## WORK TO DO:
All entries must be repeated exactly; do not include the pictures.

Records contained in a dataset
————————

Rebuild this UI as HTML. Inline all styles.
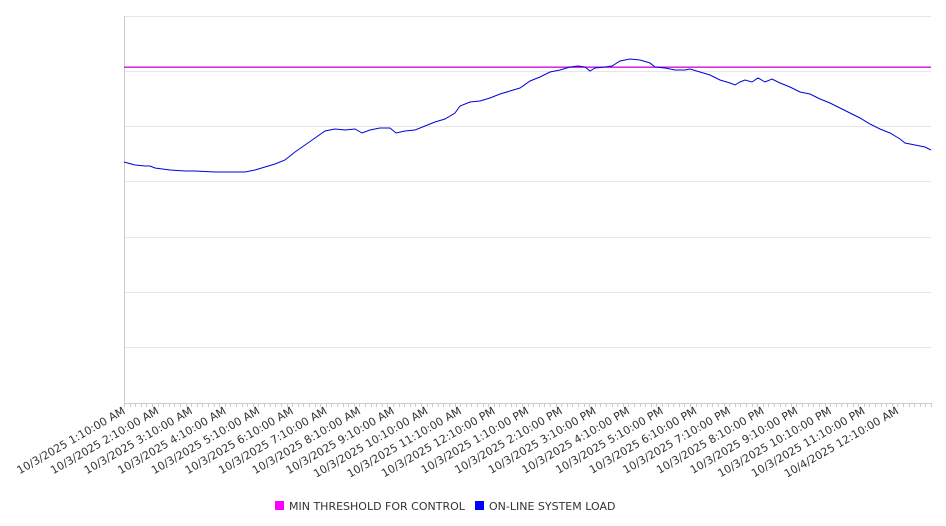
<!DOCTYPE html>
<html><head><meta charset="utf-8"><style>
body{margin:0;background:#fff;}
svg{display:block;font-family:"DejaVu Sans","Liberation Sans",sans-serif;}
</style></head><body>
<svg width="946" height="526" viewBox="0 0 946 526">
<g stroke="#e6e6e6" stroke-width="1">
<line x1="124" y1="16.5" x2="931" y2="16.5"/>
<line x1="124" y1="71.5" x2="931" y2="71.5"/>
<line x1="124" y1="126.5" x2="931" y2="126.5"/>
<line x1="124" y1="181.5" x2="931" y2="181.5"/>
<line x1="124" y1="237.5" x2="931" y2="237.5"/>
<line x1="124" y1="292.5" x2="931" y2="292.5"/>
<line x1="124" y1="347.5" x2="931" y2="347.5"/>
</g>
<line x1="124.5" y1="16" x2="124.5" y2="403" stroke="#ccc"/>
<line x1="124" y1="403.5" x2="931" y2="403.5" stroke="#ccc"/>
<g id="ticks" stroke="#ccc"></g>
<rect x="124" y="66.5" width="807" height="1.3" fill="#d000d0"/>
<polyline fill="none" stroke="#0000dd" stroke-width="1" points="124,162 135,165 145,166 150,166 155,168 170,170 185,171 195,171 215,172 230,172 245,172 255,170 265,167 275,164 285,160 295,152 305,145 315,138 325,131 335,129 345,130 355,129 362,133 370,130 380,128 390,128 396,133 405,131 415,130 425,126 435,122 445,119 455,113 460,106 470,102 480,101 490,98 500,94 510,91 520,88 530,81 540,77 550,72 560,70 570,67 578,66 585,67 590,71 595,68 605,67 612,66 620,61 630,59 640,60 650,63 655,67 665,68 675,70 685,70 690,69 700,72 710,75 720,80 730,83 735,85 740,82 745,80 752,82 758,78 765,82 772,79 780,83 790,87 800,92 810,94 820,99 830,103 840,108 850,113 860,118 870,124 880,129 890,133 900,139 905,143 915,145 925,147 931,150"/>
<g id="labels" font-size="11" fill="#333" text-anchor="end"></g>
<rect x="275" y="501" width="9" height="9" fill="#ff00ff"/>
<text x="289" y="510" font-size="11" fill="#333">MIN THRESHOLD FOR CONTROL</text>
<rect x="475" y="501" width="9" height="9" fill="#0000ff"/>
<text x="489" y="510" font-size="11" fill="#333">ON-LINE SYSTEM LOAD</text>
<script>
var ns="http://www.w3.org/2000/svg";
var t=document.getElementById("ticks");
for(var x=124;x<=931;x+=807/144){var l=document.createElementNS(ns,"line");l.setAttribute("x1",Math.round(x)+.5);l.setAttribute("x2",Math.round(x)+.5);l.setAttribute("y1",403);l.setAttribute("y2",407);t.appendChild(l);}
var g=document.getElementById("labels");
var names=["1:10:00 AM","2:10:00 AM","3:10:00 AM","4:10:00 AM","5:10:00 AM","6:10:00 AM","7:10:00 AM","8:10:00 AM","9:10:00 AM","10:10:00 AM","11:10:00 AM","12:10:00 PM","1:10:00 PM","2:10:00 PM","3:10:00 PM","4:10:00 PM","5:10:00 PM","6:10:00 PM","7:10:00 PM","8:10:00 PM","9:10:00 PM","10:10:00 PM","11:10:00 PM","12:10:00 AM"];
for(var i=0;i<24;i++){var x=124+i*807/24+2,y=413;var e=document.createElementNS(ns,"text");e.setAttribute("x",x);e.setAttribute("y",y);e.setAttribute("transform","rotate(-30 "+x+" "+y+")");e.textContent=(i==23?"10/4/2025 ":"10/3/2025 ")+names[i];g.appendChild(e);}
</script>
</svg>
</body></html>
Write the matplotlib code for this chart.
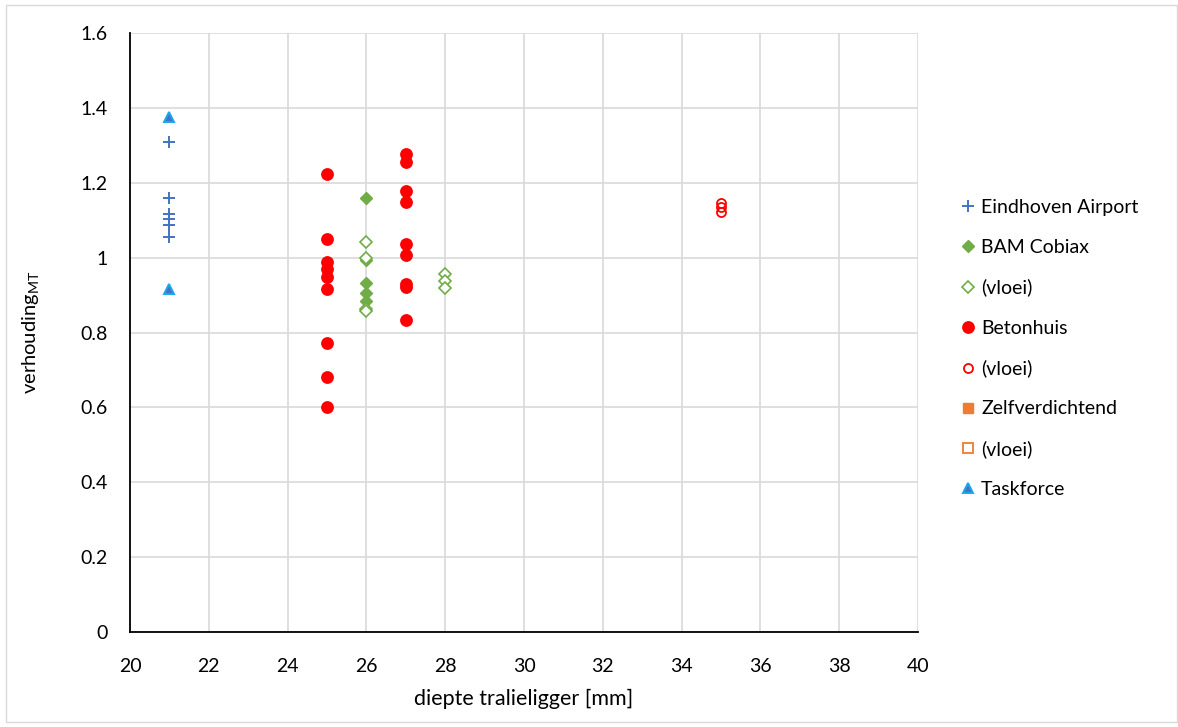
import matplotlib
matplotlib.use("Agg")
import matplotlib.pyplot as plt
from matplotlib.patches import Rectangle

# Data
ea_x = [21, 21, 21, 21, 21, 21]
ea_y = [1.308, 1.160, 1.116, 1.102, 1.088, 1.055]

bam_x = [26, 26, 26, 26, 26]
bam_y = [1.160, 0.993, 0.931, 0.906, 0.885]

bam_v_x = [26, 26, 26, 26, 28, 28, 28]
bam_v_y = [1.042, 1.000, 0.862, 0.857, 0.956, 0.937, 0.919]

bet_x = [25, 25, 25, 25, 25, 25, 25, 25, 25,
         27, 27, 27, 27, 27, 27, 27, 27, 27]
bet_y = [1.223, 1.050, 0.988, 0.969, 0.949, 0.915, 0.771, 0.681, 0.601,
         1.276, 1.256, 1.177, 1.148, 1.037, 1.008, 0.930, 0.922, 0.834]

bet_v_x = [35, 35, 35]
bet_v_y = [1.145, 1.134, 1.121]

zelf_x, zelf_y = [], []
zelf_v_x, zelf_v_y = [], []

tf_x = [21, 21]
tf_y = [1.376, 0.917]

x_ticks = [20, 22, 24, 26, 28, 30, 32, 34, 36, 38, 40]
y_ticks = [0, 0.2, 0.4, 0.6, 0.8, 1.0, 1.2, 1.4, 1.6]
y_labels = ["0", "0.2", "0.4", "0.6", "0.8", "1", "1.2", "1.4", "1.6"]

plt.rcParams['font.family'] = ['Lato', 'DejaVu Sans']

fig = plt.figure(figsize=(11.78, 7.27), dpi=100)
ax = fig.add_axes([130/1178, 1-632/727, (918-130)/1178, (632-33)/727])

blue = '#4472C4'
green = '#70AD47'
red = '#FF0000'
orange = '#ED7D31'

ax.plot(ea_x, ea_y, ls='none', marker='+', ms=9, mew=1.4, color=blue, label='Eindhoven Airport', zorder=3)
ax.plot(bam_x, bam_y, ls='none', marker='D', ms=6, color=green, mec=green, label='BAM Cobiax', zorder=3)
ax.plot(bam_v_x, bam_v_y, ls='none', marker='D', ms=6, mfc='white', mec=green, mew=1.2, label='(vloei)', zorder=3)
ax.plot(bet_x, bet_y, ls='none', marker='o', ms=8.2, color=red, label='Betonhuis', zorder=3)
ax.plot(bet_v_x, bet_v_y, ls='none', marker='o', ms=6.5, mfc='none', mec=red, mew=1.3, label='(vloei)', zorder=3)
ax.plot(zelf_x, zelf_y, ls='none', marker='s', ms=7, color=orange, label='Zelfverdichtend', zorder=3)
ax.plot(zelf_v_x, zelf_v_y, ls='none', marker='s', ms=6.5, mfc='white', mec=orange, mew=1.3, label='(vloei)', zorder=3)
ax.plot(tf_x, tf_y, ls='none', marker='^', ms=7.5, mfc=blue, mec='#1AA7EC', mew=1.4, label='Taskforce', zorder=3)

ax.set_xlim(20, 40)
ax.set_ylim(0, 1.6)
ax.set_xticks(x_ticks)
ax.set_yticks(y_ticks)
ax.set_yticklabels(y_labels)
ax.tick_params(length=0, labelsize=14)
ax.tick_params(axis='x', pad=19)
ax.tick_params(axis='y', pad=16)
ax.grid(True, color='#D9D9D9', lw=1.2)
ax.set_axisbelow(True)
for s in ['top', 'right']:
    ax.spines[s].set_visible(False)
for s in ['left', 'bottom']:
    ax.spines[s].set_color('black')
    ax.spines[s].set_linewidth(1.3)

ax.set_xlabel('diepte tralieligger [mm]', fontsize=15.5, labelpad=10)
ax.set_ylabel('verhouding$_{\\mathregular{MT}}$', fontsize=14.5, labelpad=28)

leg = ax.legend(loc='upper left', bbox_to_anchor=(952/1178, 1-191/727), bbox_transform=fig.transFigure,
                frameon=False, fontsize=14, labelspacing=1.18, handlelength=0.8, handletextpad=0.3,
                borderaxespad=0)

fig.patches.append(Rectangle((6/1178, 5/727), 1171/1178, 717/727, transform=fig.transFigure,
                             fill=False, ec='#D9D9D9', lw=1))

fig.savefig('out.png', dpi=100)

————————

## PROBLEM SOLUTION:
Rebuild this UI as HTML. Inline all styles.
<!DOCTYPE html>
<html><head><meta charset="utf-8"><style>
body{margin:0;background:#fff;}
svg{display:block;font-family:"DejaVu Sans","Liberation Sans",sans-serif;}
</style></head><body>
<svg width="946" height="526" viewBox="0 0 946 526">
<g stroke="#e6e6e6" stroke-width="1">
<line x1="124" y1="16.5" x2="931" y2="16.5"/>
<line x1="124" y1="71.5" x2="931" y2="71.5"/>
<line x1="124" y1="126.5" x2="931" y2="126.5"/>
<line x1="124" y1="181.5" x2="931" y2="181.5"/>
<line x1="124" y1="237.5" x2="931" y2="237.5"/>
<line x1="124" y1="292.5" x2="931" y2="292.5"/>
<line x1="124" y1="347.5" x2="931" y2="347.5"/>
</g>
<line x1="124.5" y1="16" x2="124.5" y2="403" stroke="#ccc"/>
<line x1="124" y1="403.5" x2="931" y2="403.5" stroke="#ccc"/>
<g id="ticks" stroke="#ccc"></g>
<rect x="124" y="66.5" width="807" height="1.3" fill="#d000d0"/>
<polyline fill="none" stroke="#0000dd" stroke-width="1" points="124,162 135,165 145,166 150,166 155,168 170,170 185,171 195,171 215,172 230,172 245,172 255,170 265,167 275,164 285,160 295,152 305,145 315,138 325,131 335,129 345,130 355,129 362,133 370,130 380,128 390,128 396,133 405,131 415,130 425,126 435,122 445,119 455,113 460,106 470,102 480,101 490,98 500,94 510,91 520,88 530,81 540,77 550,72 560,70 570,67 578,66 585,67 590,71 595,68 605,67 612,66 620,61 630,59 640,60 650,63 655,67 665,68 675,70 685,70 690,69 700,72 710,75 720,80 730,83 735,85 740,82 745,80 752,82 758,78 765,82 772,79 780,83 790,87 800,92 810,94 820,99 830,103 840,108 850,113 860,118 870,124 880,129 890,133 900,139 905,143 915,145 925,147 931,150"/>
<g id="labels" font-size="11" fill="#333" text-anchor="end"></g>
<rect x="275" y="501" width="9" height="9" fill="#ff00ff"/>
<text x="289" y="510" font-size="11" fill="#333">MIN THRESHOLD FOR CONTROL</text>
<rect x="475" y="501" width="9" height="9" fill="#0000ff"/>
<text x="489" y="510" font-size="11" fill="#333">ON-LINE SYSTEM LOAD</text>
<script>
var ns="http://www.w3.org/2000/svg";
var t=document.getElementById("ticks");
for(var x=124;x<=931;x+=807/144){var l=document.createElementNS(ns,"line");l.setAttribute("x1",Math.round(x)+.5);l.setAttribute("x2",Math.round(x)+.5);l.setAttribute("y1",403);l.setAttribute("y2",407);t.appendChild(l);}
var g=document.getElementById("labels");
var names=["1:10:00 AM","2:10:00 AM","3:10:00 AM","4:10:00 AM","5:10:00 AM","6:10:00 AM","7:10:00 AM","8:10:00 AM","9:10:00 AM","10:10:00 AM","11:10:00 AM","12:10:00 PM","1:10:00 PM","2:10:00 PM","3:10:00 PM","4:10:00 PM","5:10:00 PM","6:10:00 PM","7:10:00 PM","8:10:00 PM","9:10:00 PM","10:10:00 PM","11:10:00 PM","12:10:00 AM"];
for(var i=0;i<24;i++){var x=124+i*807/24+2,y=413;var e=document.createElementNS(ns,"text");e.setAttribute("x",x);e.setAttribute("y",y);e.setAttribute("transform","rotate(-30 "+x+" "+y+")");e.textContent=(i==23?"10/4/2025 ":"10/3/2025 ")+names[i];g.appendChild(e);}
</script>
</svg>
</body></html>
Write the matplotlib code for this chart.
import matplotlib
matplotlib.use("Agg")
import matplotlib.pyplot as plt
from matplotlib.patches import Rectangle

# Data
ea_x = [21, 21, 21, 21, 21, 21]
ea_y = [1.308, 1.160, 1.116, 1.102, 1.088, 1.055]

bam_x = [26, 26, 26, 26, 26]
bam_y = [1.160, 0.993, 0.931, 0.906, 0.885]

bam_v_x = [26, 26, 26, 26, 28, 28, 28]
bam_v_y = [1.042, 1.000, 0.862, 0.857, 0.956, 0.937, 0.919]

bet_x = [25, 25, 25, 25, 25, 25, 25, 25, 25,
         27, 27, 27, 27, 27, 27, 27, 27, 27]
bet_y = [1.223, 1.050, 0.988, 0.969, 0.949, 0.915, 0.771, 0.681, 0.601,
         1.276, 1.256, 1.177, 1.148, 1.037, 1.008, 0.930, 0.922, 0.834]

bet_v_x = [35, 35, 35]
bet_v_y = [1.145, 1.134, 1.121]

zelf_x, zelf_y = [], []
zelf_v_x, zelf_v_y = [], []

tf_x = [21, 21]
tf_y = [1.376, 0.917]

x_ticks = [20, 22, 24, 26, 28, 30, 32, 34, 36, 38, 40]
y_ticks = [0, 0.2, 0.4, 0.6, 0.8, 1.0, 1.2, 1.4, 1.6]
y_labels = ["0", "0.2", "0.4", "0.6", "0.8", "1", "1.2", "1.4", "1.6"]

plt.rcParams['font.family'] = ['Lato', 'DejaVu Sans']

fig = plt.figure(figsize=(11.78, 7.27), dpi=100)
ax = fig.add_axes([130/1178, 1-632/727, (918-130)/1178, (632-33)/727])

blue = '#4472C4'
green = '#70AD47'
red = '#FF0000'
orange = '#ED7D31'

ax.plot(ea_x, ea_y, ls='none', marker='+', ms=9, mew=1.4, color=blue, label='Eindhoven Airport', zorder=3)
ax.plot(bam_x, bam_y, ls='none', marker='D', ms=6, color=green, mec=green, label='BAM Cobiax', zorder=3)
ax.plot(bam_v_x, bam_v_y, ls='none', marker='D', ms=6, mfc='white', mec=green, mew=1.2, label='(vloei)', zorder=3)
ax.plot(bet_x, bet_y, ls='none', marker='o', ms=8.2, color=red, label='Betonhuis', zorder=3)
ax.plot(bet_v_x, bet_v_y, ls='none', marker='o', ms=6.5, mfc='none', mec=red, mew=1.3, label='(vloei)', zorder=3)
ax.plot(zelf_x, zelf_y, ls='none', marker='s', ms=7, color=orange, label='Zelfverdichtend', zorder=3)
ax.plot(zelf_v_x, zelf_v_y, ls='none', marker='s', ms=6.5, mfc='white', mec=orange, mew=1.3, label='(vloei)', zorder=3)
ax.plot(tf_x, tf_y, ls='none', marker='^', ms=7.5, mfc=blue, mec='#1AA7EC', mew=1.4, label='Taskforce', zorder=3)

ax.set_xlim(20, 40)
ax.set_ylim(0, 1.6)
ax.set_xticks(x_ticks)
ax.set_yticks(y_ticks)
ax.set_yticklabels(y_labels)
ax.tick_params(length=0, labelsize=14)
ax.tick_params(axis='x', pad=19)
ax.tick_params(axis='y', pad=16)
ax.grid(True, color='#D9D9D9', lw=1.2)
ax.set_axisbelow(True)
for s in ['top', 'right']:
    ax.spines[s].set_visible(False)
for s in ['left', 'bottom']:
    ax.spines[s].set_color('black')
    ax.spines[s].set_linewidth(1.3)

ax.set_xlabel('diepte tralieligger [mm]', fontsize=15.5, labelpad=10)
ax.set_ylabel('verhouding$_{\\mathregular{MT}}$', fontsize=14.5, labelpad=28)

leg = ax.legend(loc='upper left', bbox_to_anchor=(952/1178, 1-191/727), bbox_transform=fig.transFigure,
                frameon=False, fontsize=14, labelspacing=1.18, handlelength=0.8, handletextpad=0.3,
                borderaxespad=0)

fig.patches.append(Rectangle((6/1178, 5/727), 1171/1178, 717/727, transform=fig.transFigure,
                             fill=False, ec='#D9D9D9', lw=1))

fig.savefig('out.png', dpi=100)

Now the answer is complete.